→ **JOB**: Without the pictures, repeat the listing character for character.

### DATA FOR THIS TASK

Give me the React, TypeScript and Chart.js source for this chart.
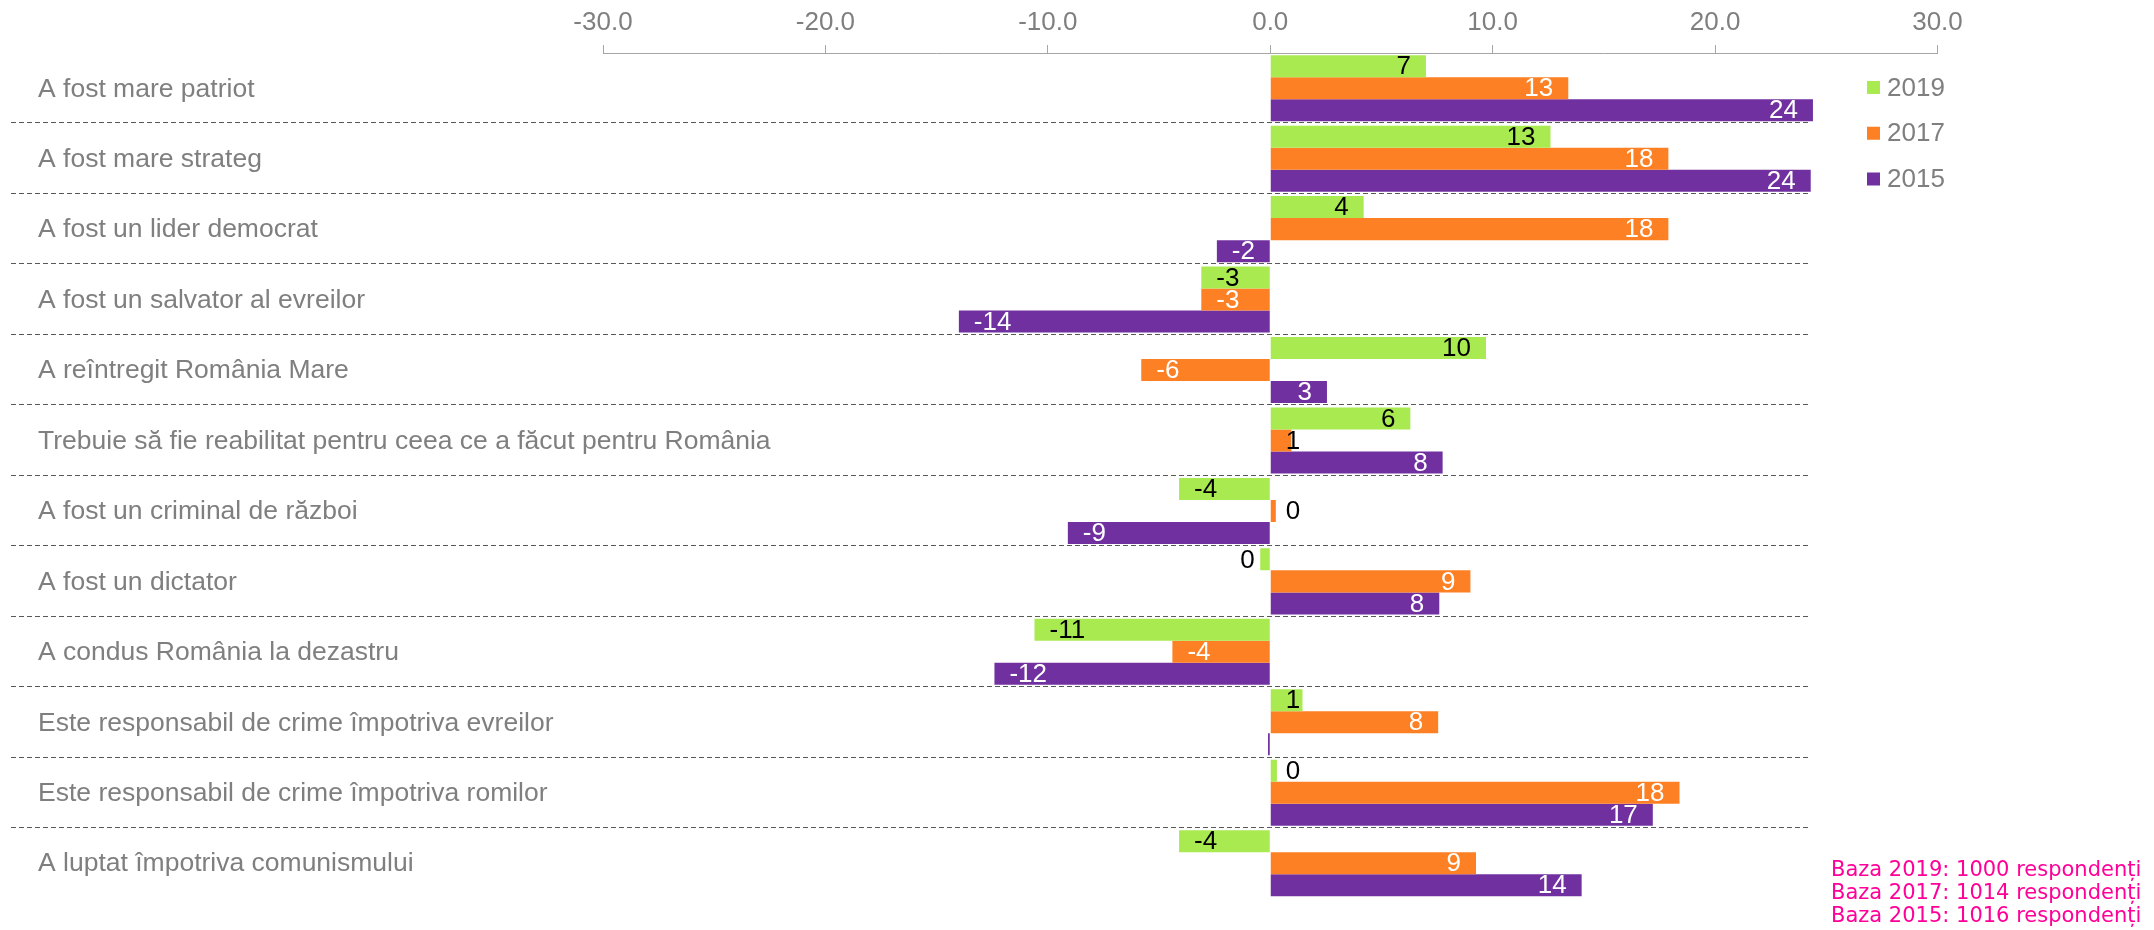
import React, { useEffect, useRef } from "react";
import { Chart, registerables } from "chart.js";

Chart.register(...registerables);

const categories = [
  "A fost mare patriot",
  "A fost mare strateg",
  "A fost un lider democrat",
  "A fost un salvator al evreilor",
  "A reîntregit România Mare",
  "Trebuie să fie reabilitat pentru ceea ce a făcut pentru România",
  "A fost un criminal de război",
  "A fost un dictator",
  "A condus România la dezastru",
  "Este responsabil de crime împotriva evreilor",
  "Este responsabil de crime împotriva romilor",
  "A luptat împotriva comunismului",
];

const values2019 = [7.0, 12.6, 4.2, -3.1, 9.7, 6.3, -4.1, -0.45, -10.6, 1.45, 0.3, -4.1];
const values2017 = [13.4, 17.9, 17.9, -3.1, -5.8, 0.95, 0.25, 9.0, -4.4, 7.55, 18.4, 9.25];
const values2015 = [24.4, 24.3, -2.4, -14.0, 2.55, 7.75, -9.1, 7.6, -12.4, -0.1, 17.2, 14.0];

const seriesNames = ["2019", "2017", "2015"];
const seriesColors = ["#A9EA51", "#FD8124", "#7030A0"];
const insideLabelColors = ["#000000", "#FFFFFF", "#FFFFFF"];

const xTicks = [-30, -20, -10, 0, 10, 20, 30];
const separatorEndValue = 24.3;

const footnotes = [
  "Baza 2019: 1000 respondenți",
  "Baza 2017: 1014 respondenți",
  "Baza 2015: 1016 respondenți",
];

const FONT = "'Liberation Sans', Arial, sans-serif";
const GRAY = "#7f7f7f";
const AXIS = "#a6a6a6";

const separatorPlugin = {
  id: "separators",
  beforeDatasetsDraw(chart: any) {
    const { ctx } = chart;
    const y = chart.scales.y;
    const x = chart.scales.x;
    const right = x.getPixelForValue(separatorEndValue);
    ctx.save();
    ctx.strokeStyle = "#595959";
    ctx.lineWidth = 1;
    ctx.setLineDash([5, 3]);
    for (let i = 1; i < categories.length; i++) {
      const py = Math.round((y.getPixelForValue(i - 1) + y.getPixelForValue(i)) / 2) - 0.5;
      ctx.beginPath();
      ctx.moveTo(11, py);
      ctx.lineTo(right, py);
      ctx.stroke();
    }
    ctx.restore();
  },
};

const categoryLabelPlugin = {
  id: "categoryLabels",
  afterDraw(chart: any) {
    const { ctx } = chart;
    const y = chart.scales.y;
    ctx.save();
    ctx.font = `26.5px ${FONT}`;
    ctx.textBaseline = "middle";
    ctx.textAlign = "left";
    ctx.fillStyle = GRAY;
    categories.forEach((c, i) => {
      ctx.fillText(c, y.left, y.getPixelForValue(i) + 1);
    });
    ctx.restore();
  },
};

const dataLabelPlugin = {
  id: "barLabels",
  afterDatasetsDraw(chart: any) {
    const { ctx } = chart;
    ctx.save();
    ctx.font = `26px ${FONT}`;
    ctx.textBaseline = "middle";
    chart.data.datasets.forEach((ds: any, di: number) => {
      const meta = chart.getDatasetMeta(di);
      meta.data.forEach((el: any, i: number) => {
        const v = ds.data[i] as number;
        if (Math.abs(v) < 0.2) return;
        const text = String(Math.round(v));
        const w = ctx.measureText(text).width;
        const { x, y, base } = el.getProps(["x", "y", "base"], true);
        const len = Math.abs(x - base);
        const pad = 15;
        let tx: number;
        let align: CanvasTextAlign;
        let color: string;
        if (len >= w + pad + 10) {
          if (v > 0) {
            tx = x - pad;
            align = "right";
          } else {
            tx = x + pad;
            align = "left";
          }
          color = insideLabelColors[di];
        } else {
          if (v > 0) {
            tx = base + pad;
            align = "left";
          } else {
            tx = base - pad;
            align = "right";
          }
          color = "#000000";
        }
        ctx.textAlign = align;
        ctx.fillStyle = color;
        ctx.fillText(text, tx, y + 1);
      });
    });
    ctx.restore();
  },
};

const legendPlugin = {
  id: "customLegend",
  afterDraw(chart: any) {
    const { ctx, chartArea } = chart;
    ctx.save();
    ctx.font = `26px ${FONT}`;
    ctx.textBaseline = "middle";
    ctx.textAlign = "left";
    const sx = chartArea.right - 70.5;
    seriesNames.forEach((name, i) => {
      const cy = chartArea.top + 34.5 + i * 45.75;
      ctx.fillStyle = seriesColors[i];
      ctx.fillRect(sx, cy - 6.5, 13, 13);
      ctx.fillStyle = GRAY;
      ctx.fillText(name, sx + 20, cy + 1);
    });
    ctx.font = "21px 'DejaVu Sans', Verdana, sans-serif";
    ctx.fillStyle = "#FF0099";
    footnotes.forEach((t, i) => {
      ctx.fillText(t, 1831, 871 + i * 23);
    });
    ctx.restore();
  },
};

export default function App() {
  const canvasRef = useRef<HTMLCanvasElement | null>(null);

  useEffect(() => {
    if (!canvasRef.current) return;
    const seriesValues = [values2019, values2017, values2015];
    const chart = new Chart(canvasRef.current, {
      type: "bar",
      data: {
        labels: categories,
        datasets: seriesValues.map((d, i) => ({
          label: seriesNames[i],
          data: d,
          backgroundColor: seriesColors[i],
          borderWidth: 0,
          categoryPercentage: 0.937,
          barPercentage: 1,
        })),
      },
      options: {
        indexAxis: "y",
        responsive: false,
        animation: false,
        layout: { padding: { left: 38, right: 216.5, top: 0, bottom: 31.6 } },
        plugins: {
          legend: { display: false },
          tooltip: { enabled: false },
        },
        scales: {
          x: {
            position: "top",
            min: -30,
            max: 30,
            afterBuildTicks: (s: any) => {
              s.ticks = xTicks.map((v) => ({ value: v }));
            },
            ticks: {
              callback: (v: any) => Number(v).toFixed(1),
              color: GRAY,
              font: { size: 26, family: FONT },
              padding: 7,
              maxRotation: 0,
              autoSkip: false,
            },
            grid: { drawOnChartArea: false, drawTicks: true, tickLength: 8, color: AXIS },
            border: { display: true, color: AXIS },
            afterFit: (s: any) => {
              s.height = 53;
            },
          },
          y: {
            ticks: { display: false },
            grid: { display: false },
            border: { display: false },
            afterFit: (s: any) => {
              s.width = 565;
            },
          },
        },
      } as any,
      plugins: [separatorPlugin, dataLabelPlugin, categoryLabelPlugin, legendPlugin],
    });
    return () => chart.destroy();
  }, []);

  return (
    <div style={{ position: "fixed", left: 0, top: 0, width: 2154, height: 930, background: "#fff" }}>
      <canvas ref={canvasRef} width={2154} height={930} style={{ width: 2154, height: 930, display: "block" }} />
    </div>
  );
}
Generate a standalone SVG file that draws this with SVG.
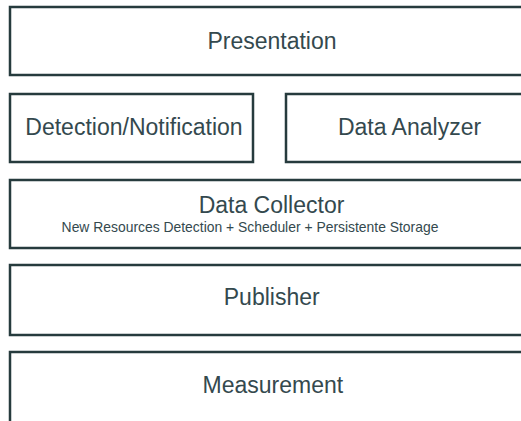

######

→ **RESPONSE TO THIS TASK**:
Give me the React, TypeScript and Chart.js source for this chart.
import React, { useEffect, useRef } from "react";
import { Chart, registerables } from "chart.js";

Chart.register(...registerables);

const categories = [
  "A fost mare patriot",
  "A fost mare strateg",
  "A fost un lider democrat",
  "A fost un salvator al evreilor",
  "A reîntregit România Mare",
  "Trebuie să fie reabilitat pentru ceea ce a făcut pentru România",
  "A fost un criminal de război",
  "A fost un dictator",
  "A condus România la dezastru",
  "Este responsabil de crime împotriva evreilor",
  "Este responsabil de crime împotriva romilor",
  "A luptat împotriva comunismului",
];

const values2019 = [7.0, 12.6, 4.2, -3.1, 9.7, 6.3, -4.1, -0.45, -10.6, 1.45, 0.3, -4.1];
const values2017 = [13.4, 17.9, 17.9, -3.1, -5.8, 0.95, 0.25, 9.0, -4.4, 7.55, 18.4, 9.25];
const values2015 = [24.4, 24.3, -2.4, -14.0, 2.55, 7.75, -9.1, 7.6, -12.4, -0.1, 17.2, 14.0];

const seriesNames = ["2019", "2017", "2015"];
const seriesColors = ["#A9EA51", "#FD8124", "#7030A0"];
const insideLabelColors = ["#000000", "#FFFFFF", "#FFFFFF"];

const xTicks = [-30, -20, -10, 0, 10, 20, 30];
const separatorEndValue = 24.3;

const footnotes = [
  "Baza 2019: 1000 respondenți",
  "Baza 2017: 1014 respondenți",
  "Baza 2015: 1016 respondenți",
];

const FONT = "'Liberation Sans', Arial, sans-serif";
const GRAY = "#7f7f7f";
const AXIS = "#a6a6a6";

const separatorPlugin = {
  id: "separators",
  beforeDatasetsDraw(chart: any) {
    const { ctx } = chart;
    const y = chart.scales.y;
    const x = chart.scales.x;
    const right = x.getPixelForValue(separatorEndValue);
    ctx.save();
    ctx.strokeStyle = "#595959";
    ctx.lineWidth = 1;
    ctx.setLineDash([5, 3]);
    for (let i = 1; i < categories.length; i++) {
      const py = Math.round((y.getPixelForValue(i - 1) + y.getPixelForValue(i)) / 2) - 0.5;
      ctx.beginPath();
      ctx.moveTo(11, py);
      ctx.lineTo(right, py);
      ctx.stroke();
    }
    ctx.restore();
  },
};

const categoryLabelPlugin = {
  id: "categoryLabels",
  afterDraw(chart: any) {
    const { ctx } = chart;
    const y = chart.scales.y;
    ctx.save();
    ctx.font = `26.5px ${FONT}`;
    ctx.textBaseline = "middle";
    ctx.textAlign = "left";
    ctx.fillStyle = GRAY;
    categories.forEach((c, i) => {
      ctx.fillText(c, y.left, y.getPixelForValue(i) + 1);
    });
    ctx.restore();
  },
};

const dataLabelPlugin = {
  id: "barLabels",
  afterDatasetsDraw(chart: any) {
    const { ctx } = chart;
    ctx.save();
    ctx.font = `26px ${FONT}`;
    ctx.textBaseline = "middle";
    chart.data.datasets.forEach((ds: any, di: number) => {
      const meta = chart.getDatasetMeta(di);
      meta.data.forEach((el: any, i: number) => {
        const v = ds.data[i] as number;
        if (Math.abs(v) < 0.2) return;
        const text = String(Math.round(v));
        const w = ctx.measureText(text).width;
        const { x, y, base } = el.getProps(["x", "y", "base"], true);
        const len = Math.abs(x - base);
        const pad = 15;
        let tx: number;
        let align: CanvasTextAlign;
        let color: string;
        if (len >= w + pad + 10) {
          if (v > 0) {
            tx = x - pad;
            align = "right";
          } else {
            tx = x + pad;
            align = "left";
          }
          color = insideLabelColors[di];
        } else {
          if (v > 0) {
            tx = base + pad;
            align = "left";
          } else {
            tx = base - pad;
            align = "right";
          }
          color = "#000000";
        }
        ctx.textAlign = align;
        ctx.fillStyle = color;
        ctx.fillText(text, tx, y + 1);
      });
    });
    ctx.restore();
  },
};

const legendPlugin = {
  id: "customLegend",
  afterDraw(chart: any) {
    const { ctx, chartArea } = chart;
    ctx.save();
    ctx.font = `26px ${FONT}`;
    ctx.textBaseline = "middle";
    ctx.textAlign = "left";
    const sx = chartArea.right - 70.5;
    seriesNames.forEach((name, i) => {
      const cy = chartArea.top + 34.5 + i * 45.75;
      ctx.fillStyle = seriesColors[i];
      ctx.fillRect(sx, cy - 6.5, 13, 13);
      ctx.fillStyle = GRAY;
      ctx.fillText(name, sx + 20, cy + 1);
    });
    ctx.font = "21px 'DejaVu Sans', Verdana, sans-serif";
    ctx.fillStyle = "#FF0099";
    footnotes.forEach((t, i) => {
      ctx.fillText(t, 1831, 871 + i * 23);
    });
    ctx.restore();
  },
};

export default function App() {
  const canvasRef = useRef<HTMLCanvasElement | null>(null);

  useEffect(() => {
    if (!canvasRef.current) return;
    const seriesValues = [values2019, values2017, values2015];
    const chart = new Chart(canvasRef.current, {
      type: "bar",
      data: {
        labels: categories,
        datasets: seriesValues.map((d, i) => ({
          label: seriesNames[i],
          data: d,
          backgroundColor: seriesColors[i],
          borderWidth: 0,
          categoryPercentage: 0.937,
          barPercentage: 1,
        })),
      },
      options: {
        indexAxis: "y",
        responsive: false,
        animation: false,
        layout: { padding: { left: 38, right: 216.5, top: 0, bottom: 31.6 } },
        plugins: {
          legend: { display: false },
          tooltip: { enabled: false },
        },
        scales: {
          x: {
            position: "top",
            min: -30,
            max: 30,
            afterBuildTicks: (s: any) => {
              s.ticks = xTicks.map((v) => ({ value: v }));
            },
            ticks: {
              callback: (v: any) => Number(v).toFixed(1),
              color: GRAY,
              font: { size: 26, family: FONT },
              padding: 7,
              maxRotation: 0,
              autoSkip: false,
            },
            grid: { drawOnChartArea: false, drawTicks: true, tickLength: 8, color: AXIS },
            border: { display: true, color: AXIS },
            afterFit: (s: any) => {
              s.height = 53;
            },
          },
          y: {
            ticks: { display: false },
            grid: { display: false },
            border: { display: false },
            afterFit: (s: any) => {
              s.width = 565;
            },
          },
        },
      } as any,
      plugins: [separatorPlugin, dataLabelPlugin, categoryLabelPlugin, legendPlugin],
    });
    return () => chart.destroy();
  }, []);

  return (
    <div style={{ position: "fixed", left: 0, top: 0, width: 2154, height: 930, background: "#fff" }}>
      <canvas ref={canvasRef} width={2154} height={930} style={{ width: 2154, height: 930, display: "block" }} />
    </div>
  );
}
Generate a standalone SVG file that draws this with SVG.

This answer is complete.